While this might work for a non-technical user, it would definitely be frustrating for an experienced developer to learn the rules of this language just to do something simple that they’d know how to do without documentation in a more common coding language.
The experience
The experience isn’t terrible, but it isn’t great either. It looks and feels like the type-ahead experience of an IDE, but worse — less organized, less visual guidance.
watsonx Orchestrate isn’t an IDE, though. It’s a modern low-code automation and AI platform, so the experience should look and feel like that!
03 Iterations
Our product team decided to go forward with JSONata as the coding language that watsonx Orchestrate would use across the platform. As JSONata uses syntax, semantics, and paradigms common to other programming languages, I had to design an expression editing type-ahead experience that aligned with developers’ expectations, matched the low-code positioning of watsonx Orchestrate, and was still efficient and helpful for users.
This expression editor component had to do a few things — whenever a developer has to pass a value into a parameter, they need to be able to:
Pass in a literal value
Pass in a variable from the larger scope
Pass in an expression with a combination of functions, literal values, and variables
UX iterations
How do I show functions and variables together? Do I preserve the structure of complex variables in the editor? Do I preserve it with type ahead? How can I show a function’s documentation?
What happens when the user starts typing? Do we show them only exact text matches (top left)? Do we search within complex variables for child variables with an exact text match (bottom)? Which type-ahead functionality is feasible?
Maybe I have separate “modes” of the component, a “function mode” (left) and a “variable picker” mode (right).
Microinteractions
After showing some iterations with stakeholders and evaluating existing functionality, we solidified some interaction decisions and started thinking through microinteractions.
Maybe we could use key characters to trigger the two modes.
Once a mode is entered, a user’s typing would search for matches. Only in variable mode would we search along the structure of a complex variable.
Default type ahead behavior would search for functions and variables at the top level, but would not search along complex variable structures. Dot notation would be a trigger for the expression editor to search one level deeper into a complex variable if applicable.
04 Deliverable
I made some more decisions on microinteractions with product management and development, got some opinions on visual styling from our team’s visual designer, and started working on a final deliverable. Take a look at the prototype below to see the visuals, interactions, and microinteractions in action!

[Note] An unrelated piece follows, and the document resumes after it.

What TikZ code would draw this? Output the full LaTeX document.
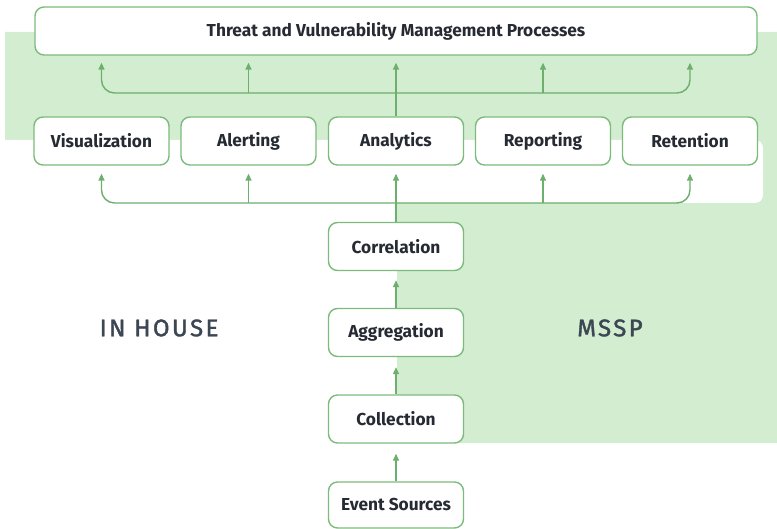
\documentclass[tikz,border=0pt]{standalone}
\usepackage{fontspec}
\setmainfont{Fira Sans}
\newfontfamily\lblfont[LetterSpace=10,FakeBold=1.6]{Fira Sans}
\usetikzlibrary{arrows.meta,calc}
\definecolor{bggreen}{HTML}{D3EDD1}
\definecolor{boxgreen}{HTML}{7DBB7C}
\definecolor{linegreen}{HTML}{6DAF6C}
\definecolor{txtdark}{HTML}{262B33}
\definecolor{lbldark}{HTML}{3D4653}
\tikzset{
  box/.style={draw=boxgreen, line width=1.4pt, fill=white, rounded corners=9pt,
    minimum width=135pt, minimum height=48pt, inner sep=0pt,
    font=\fontsize{17.3}{20}\selectfont\bfseries, text=txtdark},
  conn/.style={draw=linegreen, line width=1.4pt, -{Triangle[length=7pt,width=6pt]}},
  zone/.style={font=\lblfont\fontsize{24}{27}\selectfont, text=lbldark}
}
\begin{document}
\begin{tikzpicture}[x=1pt,y=-1pt]
\useasboundingbox (0,0) rectangle (777,529);
% background zones
\fill[bggreen] (5,32) -- (777,32) -- (777,443) -- (397,443) -- (397,203) -- (5,203) -- cycle;
\fill[white, rounded corners=8pt] (-30,140) rectangle (763,203);
% nodes
\node[box, minimum width=722pt] (top) at (396,31) {Threat and Vulnerability Management Processes};
\node[box] (vis) at (101.5,141) {Visualization};
\node[box] (ale) at (248.5,141) {Alerting};
\node[box] (ana) at (396,141) {Analytics};
\node[box] (rep) at (543,141) {Reporting};
\node[box] (ret) at (690,141) {Retention};
\node[box] (cor) at (396,246.5) {Correlation};
\node[box] (agg) at (396,332.5) {Aggregation};
\node[box] (col) at (396,419) {Collection};
\node[box, minimum height=46pt] (ev) at (396,505) {Event Sources};
\node[zone] (inh) at (159,328) {IN HOUSE};
\node[zone] (mssp) at (610,328) {MSSP};
\coordinate (busA) at (0,93);
\coordinate (busB) at (0,203);
% upper bus
\draw[conn, shorten >=7pt] (ana.north) -- (top.south -| ana.north);
\draw[conn, shorten >=7pt, rounded corners=13pt] (ana.north |- busA) -| (top.south -| vis.north);
\draw[conn, shorten >=7pt, rounded corners=13pt] (ana.north |- busA) -| (top.south -| ret.north);
\draw[conn, shorten >=7pt] (ale.north |- busA) -- (top.south -| ale.north);
\draw[conn, shorten >=7pt] (rep.north |- busA) -- (top.south -| rep.north);
% lower bus
\draw[conn, shorten >=8pt] (cor.north) -- (ana.south);
\draw[conn, shorten >=8pt, rounded corners=13pt] (ana.south |- busB) -| (vis.south);
\draw[conn, shorten >=8pt, rounded corners=13pt] (ana.south |- busB) -| (ret.south);
\draw[conn, shorten >=8pt] (ale.south |- busB) -- (ale.south);
\draw[conn, shorten >=8pt] (rep.south |- busB) -- (rep.south);
% chain
\draw[conn, shorten >=9pt] (agg.north) -- (cor.south);
\draw[conn, shorten >=10pt] (col.north) -- (agg.south);
\draw[conn, shorten >=10pt] (ev.north) -- (col.south);
\end{tikzpicture}
\end{document}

The expression editor component I designed aligns with expected behaviors and micro interactions that developers expect when working with modern programming languages. It’s dynamic, context-aware, and keeps up with a user’s interactions.
A good example is the documentation changing depending on the location of the user’s cursor. In the prototype above, the user is working in the “average()” function. While the cursor is within the parentheses of the “average()” function, the corresponding documentation appears. When the cursor is within a nested function, “add(),” the documentation changes accordingly.
Overall, this deliverable was about the details. The visual cues to the user, the micro interactions that correspond with the user’s clicks and keyboard gestures — it’s the small things that make this expression editing experience look and feel modern, efficient, and up to par with what developers expect.
Evolution
In an effort to further modernize watsonx Orchestrate, the product is evolving its editor / canvas experiences with more modern patterns and modalities, including inline editing. I recently started to evolve the visuals and modality of the expression editor component so that it could be triggered inline from anywhere. It’s evolved to be functionally modular, feel lightweight, but still preserve the functionality defined in the deliverable above. This is still a work in progress.